▶ _THE EXERCISE_
From the entries below, copy every line where the string "with" appears.

## start THE DATA

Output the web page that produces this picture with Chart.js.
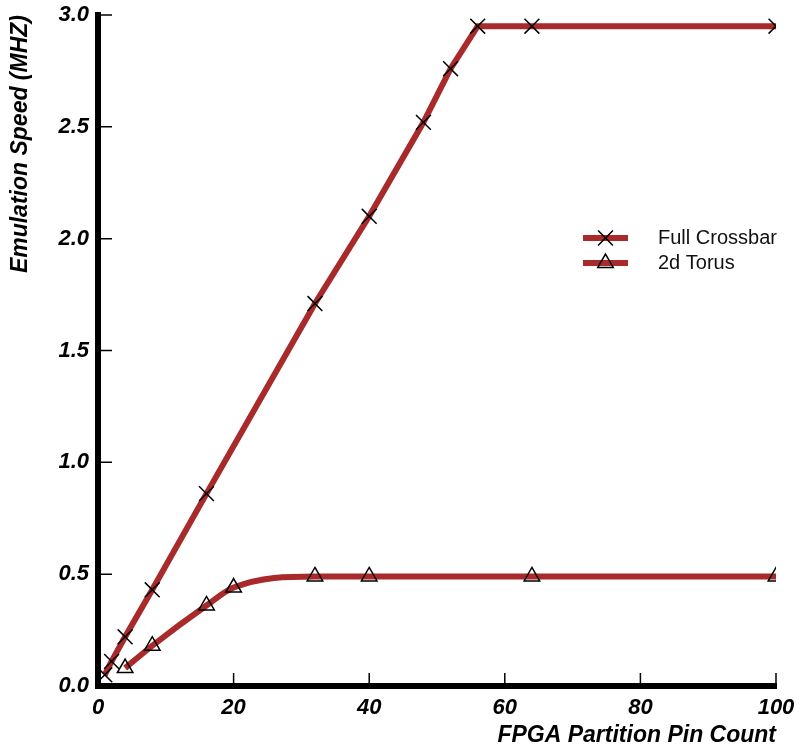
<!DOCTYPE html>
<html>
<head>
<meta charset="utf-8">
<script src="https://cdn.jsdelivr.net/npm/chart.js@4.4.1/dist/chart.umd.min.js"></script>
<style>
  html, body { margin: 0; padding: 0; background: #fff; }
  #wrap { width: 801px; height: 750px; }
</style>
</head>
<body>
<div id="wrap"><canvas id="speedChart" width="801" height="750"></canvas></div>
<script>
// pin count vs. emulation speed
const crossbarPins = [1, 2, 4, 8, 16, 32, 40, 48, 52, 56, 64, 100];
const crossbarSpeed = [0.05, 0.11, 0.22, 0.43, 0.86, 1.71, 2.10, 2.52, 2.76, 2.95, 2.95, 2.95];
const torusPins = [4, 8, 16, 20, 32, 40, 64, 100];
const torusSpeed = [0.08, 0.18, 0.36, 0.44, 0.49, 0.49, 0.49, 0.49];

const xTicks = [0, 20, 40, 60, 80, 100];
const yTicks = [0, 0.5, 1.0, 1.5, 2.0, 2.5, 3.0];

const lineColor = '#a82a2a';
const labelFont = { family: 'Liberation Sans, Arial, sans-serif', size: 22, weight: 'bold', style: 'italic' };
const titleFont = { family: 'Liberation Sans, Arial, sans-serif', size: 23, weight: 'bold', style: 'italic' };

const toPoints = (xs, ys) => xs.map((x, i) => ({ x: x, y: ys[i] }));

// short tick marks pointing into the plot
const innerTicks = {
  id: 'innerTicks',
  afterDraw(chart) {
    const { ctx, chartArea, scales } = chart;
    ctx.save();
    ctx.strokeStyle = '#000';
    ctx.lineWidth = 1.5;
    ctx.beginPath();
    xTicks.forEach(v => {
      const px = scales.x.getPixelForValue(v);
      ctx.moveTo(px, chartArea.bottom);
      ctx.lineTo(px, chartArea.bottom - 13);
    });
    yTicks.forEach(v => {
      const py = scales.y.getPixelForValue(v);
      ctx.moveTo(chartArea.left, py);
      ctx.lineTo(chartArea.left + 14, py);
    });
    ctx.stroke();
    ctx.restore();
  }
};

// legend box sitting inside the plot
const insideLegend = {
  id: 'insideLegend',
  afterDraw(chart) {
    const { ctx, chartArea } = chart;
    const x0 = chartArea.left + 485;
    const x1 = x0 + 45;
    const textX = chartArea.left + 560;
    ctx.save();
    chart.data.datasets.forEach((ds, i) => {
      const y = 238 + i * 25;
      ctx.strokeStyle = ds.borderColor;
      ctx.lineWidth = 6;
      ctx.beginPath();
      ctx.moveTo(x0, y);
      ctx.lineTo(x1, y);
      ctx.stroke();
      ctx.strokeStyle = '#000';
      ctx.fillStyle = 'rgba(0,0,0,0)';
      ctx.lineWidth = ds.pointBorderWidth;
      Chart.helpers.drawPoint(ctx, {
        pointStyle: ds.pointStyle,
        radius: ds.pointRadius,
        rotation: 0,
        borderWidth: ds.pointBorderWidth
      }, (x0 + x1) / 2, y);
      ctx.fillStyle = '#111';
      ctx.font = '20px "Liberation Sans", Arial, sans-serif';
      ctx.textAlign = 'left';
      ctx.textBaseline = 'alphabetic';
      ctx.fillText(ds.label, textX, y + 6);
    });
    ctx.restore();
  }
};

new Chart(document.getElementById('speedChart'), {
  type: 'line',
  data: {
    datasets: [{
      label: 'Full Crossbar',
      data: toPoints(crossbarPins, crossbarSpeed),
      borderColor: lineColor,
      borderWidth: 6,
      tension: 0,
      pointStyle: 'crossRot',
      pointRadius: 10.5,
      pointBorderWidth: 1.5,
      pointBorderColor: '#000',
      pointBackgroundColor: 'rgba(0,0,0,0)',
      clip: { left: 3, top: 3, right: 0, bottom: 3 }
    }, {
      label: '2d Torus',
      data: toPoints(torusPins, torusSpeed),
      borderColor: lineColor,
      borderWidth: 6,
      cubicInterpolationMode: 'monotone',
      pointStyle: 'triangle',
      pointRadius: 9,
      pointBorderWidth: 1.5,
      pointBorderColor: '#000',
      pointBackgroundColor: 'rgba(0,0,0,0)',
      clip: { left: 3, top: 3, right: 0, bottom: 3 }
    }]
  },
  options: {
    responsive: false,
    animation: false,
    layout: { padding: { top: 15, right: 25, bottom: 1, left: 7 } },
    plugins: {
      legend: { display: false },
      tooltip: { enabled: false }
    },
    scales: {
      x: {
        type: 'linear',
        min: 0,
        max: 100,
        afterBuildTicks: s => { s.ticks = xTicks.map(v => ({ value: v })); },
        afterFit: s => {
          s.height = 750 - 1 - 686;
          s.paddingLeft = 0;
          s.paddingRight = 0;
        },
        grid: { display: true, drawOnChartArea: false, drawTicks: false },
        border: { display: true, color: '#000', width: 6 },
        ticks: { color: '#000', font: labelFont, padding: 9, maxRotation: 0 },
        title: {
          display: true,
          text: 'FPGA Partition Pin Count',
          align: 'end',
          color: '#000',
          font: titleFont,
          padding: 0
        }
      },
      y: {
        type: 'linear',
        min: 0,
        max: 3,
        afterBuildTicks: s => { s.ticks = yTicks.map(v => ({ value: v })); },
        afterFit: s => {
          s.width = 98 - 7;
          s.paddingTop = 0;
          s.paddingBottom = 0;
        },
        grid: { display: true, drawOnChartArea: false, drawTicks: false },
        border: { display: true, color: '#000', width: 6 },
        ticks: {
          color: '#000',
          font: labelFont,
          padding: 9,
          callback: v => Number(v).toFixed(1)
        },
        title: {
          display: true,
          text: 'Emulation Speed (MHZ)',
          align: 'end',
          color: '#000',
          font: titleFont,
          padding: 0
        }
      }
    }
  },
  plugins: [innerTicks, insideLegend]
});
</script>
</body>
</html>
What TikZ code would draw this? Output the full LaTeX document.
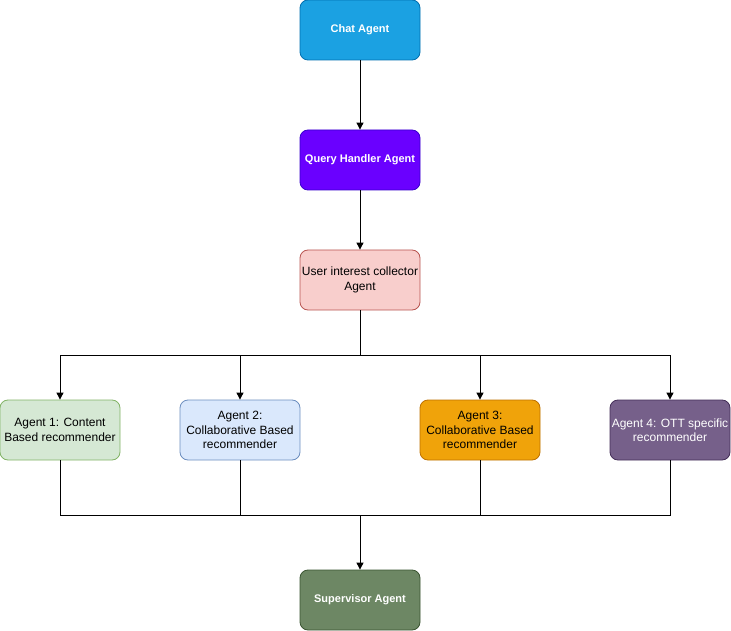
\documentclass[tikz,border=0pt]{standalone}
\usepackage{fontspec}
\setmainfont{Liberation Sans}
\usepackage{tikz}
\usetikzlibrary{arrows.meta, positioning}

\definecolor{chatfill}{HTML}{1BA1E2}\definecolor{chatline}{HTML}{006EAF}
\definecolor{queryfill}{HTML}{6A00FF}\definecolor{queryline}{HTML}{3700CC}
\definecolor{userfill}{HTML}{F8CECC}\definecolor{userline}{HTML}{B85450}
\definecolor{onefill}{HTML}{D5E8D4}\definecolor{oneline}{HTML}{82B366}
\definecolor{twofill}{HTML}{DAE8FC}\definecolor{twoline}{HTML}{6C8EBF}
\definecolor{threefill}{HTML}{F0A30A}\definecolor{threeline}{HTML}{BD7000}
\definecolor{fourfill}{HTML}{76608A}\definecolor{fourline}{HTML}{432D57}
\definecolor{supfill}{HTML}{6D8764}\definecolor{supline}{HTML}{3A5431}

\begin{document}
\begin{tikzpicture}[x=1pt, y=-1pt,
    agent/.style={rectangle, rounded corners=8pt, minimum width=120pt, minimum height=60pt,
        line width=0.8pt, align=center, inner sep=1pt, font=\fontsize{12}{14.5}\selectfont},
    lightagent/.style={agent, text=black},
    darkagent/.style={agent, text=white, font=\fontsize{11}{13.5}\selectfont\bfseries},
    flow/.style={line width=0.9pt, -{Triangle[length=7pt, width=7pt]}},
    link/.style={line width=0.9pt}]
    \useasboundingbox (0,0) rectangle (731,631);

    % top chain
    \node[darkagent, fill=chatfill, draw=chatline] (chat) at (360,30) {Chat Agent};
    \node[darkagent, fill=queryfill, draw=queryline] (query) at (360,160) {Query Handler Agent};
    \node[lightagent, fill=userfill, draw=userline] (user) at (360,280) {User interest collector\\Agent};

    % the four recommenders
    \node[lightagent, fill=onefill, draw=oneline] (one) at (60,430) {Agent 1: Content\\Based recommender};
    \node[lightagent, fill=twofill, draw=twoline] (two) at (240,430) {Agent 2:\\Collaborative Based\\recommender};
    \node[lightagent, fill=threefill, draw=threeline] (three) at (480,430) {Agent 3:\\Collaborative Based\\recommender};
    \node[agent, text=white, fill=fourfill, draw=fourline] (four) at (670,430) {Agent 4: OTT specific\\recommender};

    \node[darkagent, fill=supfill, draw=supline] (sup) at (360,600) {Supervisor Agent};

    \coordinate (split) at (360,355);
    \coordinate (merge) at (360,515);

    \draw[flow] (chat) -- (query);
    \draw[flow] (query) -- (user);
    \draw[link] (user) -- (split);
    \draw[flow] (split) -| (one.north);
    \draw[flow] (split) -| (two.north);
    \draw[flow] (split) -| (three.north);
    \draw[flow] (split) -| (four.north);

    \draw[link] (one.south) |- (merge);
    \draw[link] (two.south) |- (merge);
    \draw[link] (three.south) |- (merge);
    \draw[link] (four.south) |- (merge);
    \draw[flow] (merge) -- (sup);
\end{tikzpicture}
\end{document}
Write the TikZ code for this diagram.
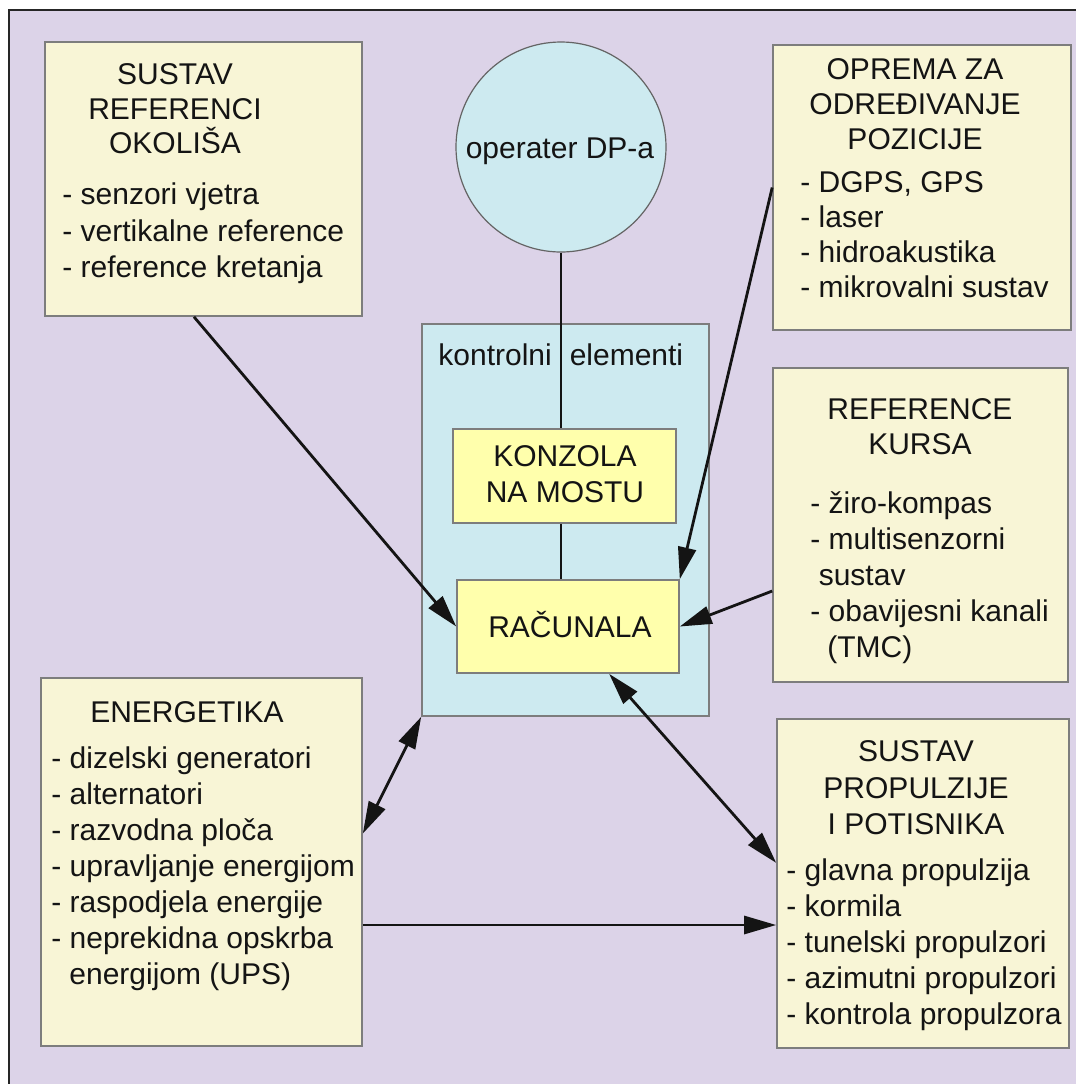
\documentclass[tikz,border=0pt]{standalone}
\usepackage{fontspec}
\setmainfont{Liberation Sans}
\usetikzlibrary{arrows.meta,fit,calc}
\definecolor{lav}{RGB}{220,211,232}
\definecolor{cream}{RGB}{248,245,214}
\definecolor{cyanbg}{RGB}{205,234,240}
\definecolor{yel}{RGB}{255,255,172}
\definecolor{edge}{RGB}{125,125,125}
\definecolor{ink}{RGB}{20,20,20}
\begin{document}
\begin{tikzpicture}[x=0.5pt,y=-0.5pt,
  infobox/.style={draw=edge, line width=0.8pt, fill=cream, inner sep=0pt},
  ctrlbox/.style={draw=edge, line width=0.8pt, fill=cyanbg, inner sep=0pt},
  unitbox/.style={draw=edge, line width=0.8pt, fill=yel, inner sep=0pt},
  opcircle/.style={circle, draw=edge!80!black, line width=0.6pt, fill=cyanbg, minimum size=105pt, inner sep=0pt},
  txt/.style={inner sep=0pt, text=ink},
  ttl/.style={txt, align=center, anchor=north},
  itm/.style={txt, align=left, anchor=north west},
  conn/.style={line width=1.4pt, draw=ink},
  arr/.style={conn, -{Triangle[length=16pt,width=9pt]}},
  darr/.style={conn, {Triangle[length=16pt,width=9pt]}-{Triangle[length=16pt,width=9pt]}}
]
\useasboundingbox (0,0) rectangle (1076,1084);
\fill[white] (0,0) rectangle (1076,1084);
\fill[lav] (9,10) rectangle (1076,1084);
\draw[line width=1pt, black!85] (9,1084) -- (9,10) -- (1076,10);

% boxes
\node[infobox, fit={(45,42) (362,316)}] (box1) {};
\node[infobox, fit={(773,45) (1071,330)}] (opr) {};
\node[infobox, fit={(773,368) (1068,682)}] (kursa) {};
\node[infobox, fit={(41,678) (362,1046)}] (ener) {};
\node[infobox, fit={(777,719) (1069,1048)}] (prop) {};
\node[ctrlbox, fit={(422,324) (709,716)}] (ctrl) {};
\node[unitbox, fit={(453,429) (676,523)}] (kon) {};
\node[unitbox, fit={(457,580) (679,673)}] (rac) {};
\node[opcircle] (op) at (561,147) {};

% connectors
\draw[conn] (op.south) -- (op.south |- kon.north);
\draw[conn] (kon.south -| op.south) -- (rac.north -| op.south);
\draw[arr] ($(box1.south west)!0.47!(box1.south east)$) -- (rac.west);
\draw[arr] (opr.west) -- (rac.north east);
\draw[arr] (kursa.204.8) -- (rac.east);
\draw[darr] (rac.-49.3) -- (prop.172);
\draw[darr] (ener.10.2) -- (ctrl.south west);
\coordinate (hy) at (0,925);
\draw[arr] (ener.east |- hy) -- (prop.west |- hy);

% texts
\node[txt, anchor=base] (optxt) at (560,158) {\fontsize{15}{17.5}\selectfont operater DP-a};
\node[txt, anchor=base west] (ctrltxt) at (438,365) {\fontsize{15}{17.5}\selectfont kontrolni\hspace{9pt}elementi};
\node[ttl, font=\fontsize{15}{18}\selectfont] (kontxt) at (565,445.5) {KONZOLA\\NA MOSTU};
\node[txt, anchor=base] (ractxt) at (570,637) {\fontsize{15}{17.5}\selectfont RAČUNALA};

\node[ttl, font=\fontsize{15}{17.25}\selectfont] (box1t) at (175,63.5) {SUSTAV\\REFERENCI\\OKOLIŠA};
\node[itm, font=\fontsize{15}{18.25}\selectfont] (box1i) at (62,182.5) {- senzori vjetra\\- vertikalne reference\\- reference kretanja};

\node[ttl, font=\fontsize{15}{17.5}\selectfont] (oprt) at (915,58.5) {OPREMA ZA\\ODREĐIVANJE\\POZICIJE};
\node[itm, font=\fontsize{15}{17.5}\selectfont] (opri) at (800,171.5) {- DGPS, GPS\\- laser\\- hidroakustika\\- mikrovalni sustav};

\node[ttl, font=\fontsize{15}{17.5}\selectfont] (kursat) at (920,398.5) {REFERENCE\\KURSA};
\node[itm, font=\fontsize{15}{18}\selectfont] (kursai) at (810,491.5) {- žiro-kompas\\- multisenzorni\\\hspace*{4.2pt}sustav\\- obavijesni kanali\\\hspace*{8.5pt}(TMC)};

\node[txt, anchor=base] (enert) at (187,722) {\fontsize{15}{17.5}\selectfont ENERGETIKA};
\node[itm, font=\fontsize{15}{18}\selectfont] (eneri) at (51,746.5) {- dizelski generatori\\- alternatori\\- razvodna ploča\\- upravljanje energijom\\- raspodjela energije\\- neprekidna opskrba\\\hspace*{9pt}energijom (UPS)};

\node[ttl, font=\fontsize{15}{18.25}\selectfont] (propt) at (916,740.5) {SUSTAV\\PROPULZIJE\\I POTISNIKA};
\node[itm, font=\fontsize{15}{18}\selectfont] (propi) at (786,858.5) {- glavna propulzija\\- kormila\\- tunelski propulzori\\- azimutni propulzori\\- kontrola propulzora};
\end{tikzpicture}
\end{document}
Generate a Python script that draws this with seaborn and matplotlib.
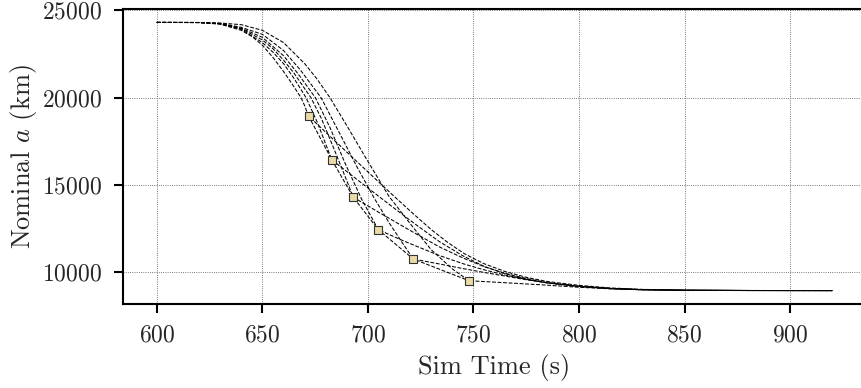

## end THE DATA

▶ _CORRECT RESULT_
Output the web page that produces this picture with Chart.js.
Generate a Python script that draws this with seaborn and matplotlib.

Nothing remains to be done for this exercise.